BBC puts 3D projects on hold after Doctor Who anniversary
At the end of this year, the BBC is taking a three-year break from developing 3D projects...
We were at the posh BBC launch when it was announced that the Doctor Who anniversary special was to be available in 3D, and the reaction, it's fair to say, wasn't one of unabashed excitement. Polite applause greeted the news, but put it this way, it wasn't exactly the talk of the evening.
That lukewarm response appears to tally with the national interest in watching 3D broadcast telly at home. Though the BBC has made a selection of programmes available using the technology, from Olympics coverage to spinny sequin extravaganza, Strictly Come Dancing, the take-up hasn't been great. In fact, the Radio Times cites that 3D coverage of the Olympic Opening Ceremony was only watched by around half of all 3D TV owners in the UK, and that's for a one-off event television spectacle.

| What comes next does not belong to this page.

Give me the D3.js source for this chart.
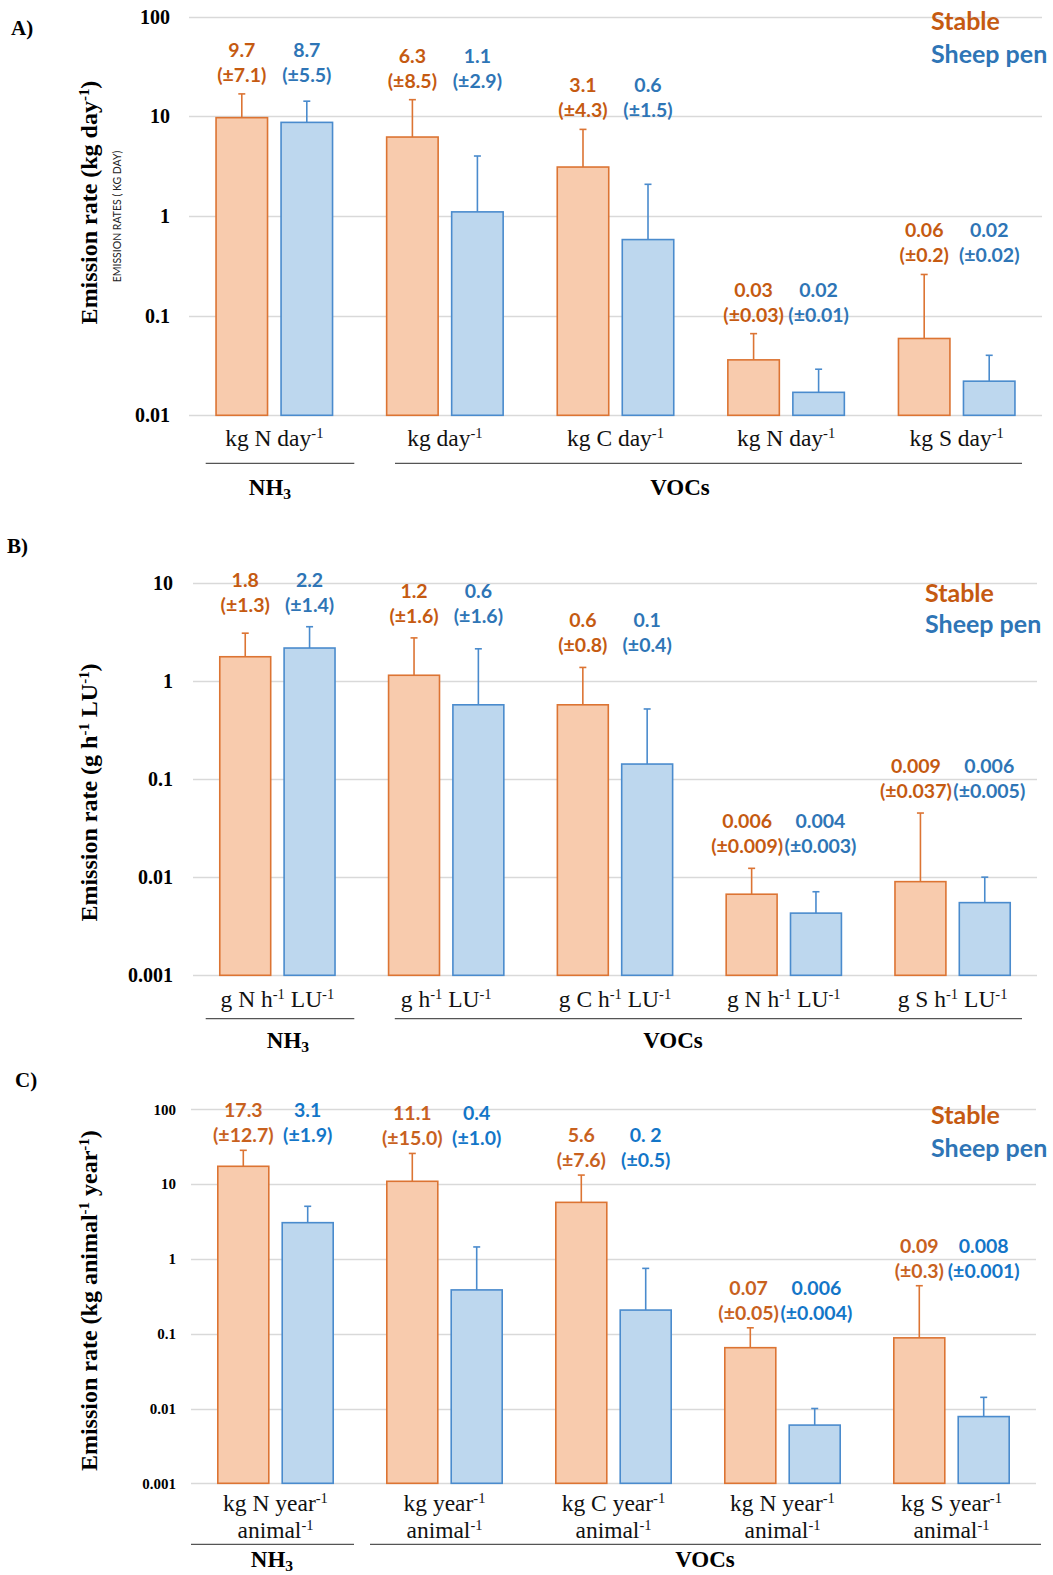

The BBC's decision then, to curb 3D development for a period of three years from the end of this year, comes as little surprise. Kim Shillinglaw, the BBC's head of 3D, told the Radio Times, "Watching 3D is quite a hassly experience in the home. You have got to find your glasses before switching on the TV. I think when people watch TV they concentrate in a different way."
After the Doctor Who anniversary special and two minor programmes at the end of this year then, the Beeb is shelving its two-year 3D project. We can't imagine that news comes as, er, a crushing blow to many of you?